Sharpness-Aware Minimization: General Analysis and Improved Rates
Dimitris Oikonomou, Nicolas Loizou
TL;DR
Sharpness-Aware Minimization (SAM) is leveraged to improve generalization by reducing loss sharpness. The paper unifies the two main SAM variants (NSAM and USAM) into a single Unified SAM framework under arbitrary sampling, while replacing common noise assumptions with the relaxed Expected Residual (ER) condition. It then establishes convergence guarantees for Polyak-Lojasiewicz (PL) and general non-convex objectives, including importance sampling, and validates the theory with experiments on image classification. The results show that flexible normalization and sampling, together with the unified update, yield improved convergence rates and practical performance across synthetic and real tasks.
Abstract
Sharpness-Aware Minimization (SAM) has emerged as a powerful method for improving generalization in machine learning models by minimizing the sharpness of the loss landscape.

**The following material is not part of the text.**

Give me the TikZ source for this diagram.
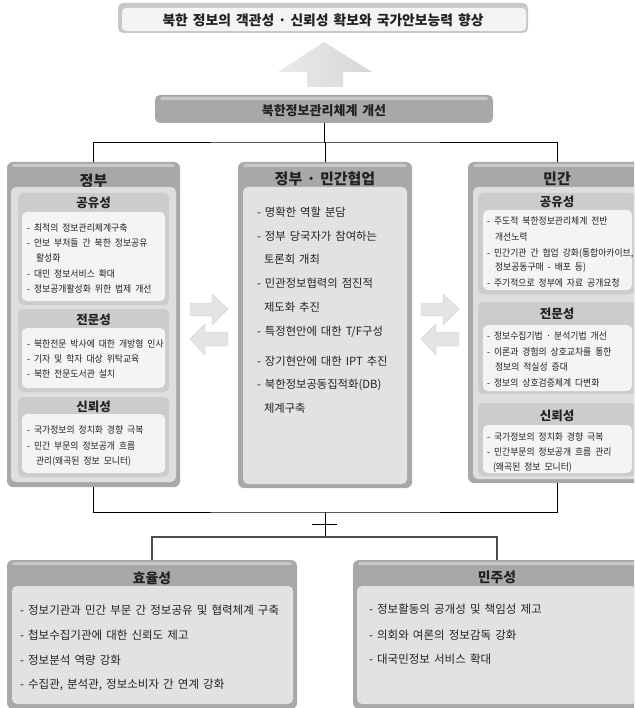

However, despite its success, several important questions regarding the convergence properties of SAM in non-convex settings are still open, including the benefits of using normalization in the update rule, the dependence of the analysis on the restrictive bounded variance assumption, and the convergence guarantees under different sampling strategies. To address these questions, in this paper, we provide a unified analysis of SAM and its unnormalized variant (USAM) under one single flexible update rule (Unified SAM), and we present convergence results of the new algorithm under a relaxed and more natural assumption on the stochastic noise. Our analysis provides convergence guarantees for SAM under different step size selections for non-convex problems and functions that satisfy the Polyak-Lojasiewicz (PL) condition (a non-convex generalization of strongly convex functions). The proposed theory holds under the arbitrary sampling paradigm, which includes importance sampling as special case, allowing us to analyze variants of SAM that were never explicitly considered in the literature. Experiments validate the theoretical findings and further demonstrate the practical effectiveness of Unified SAM in training deep neural networks for image classification tasks.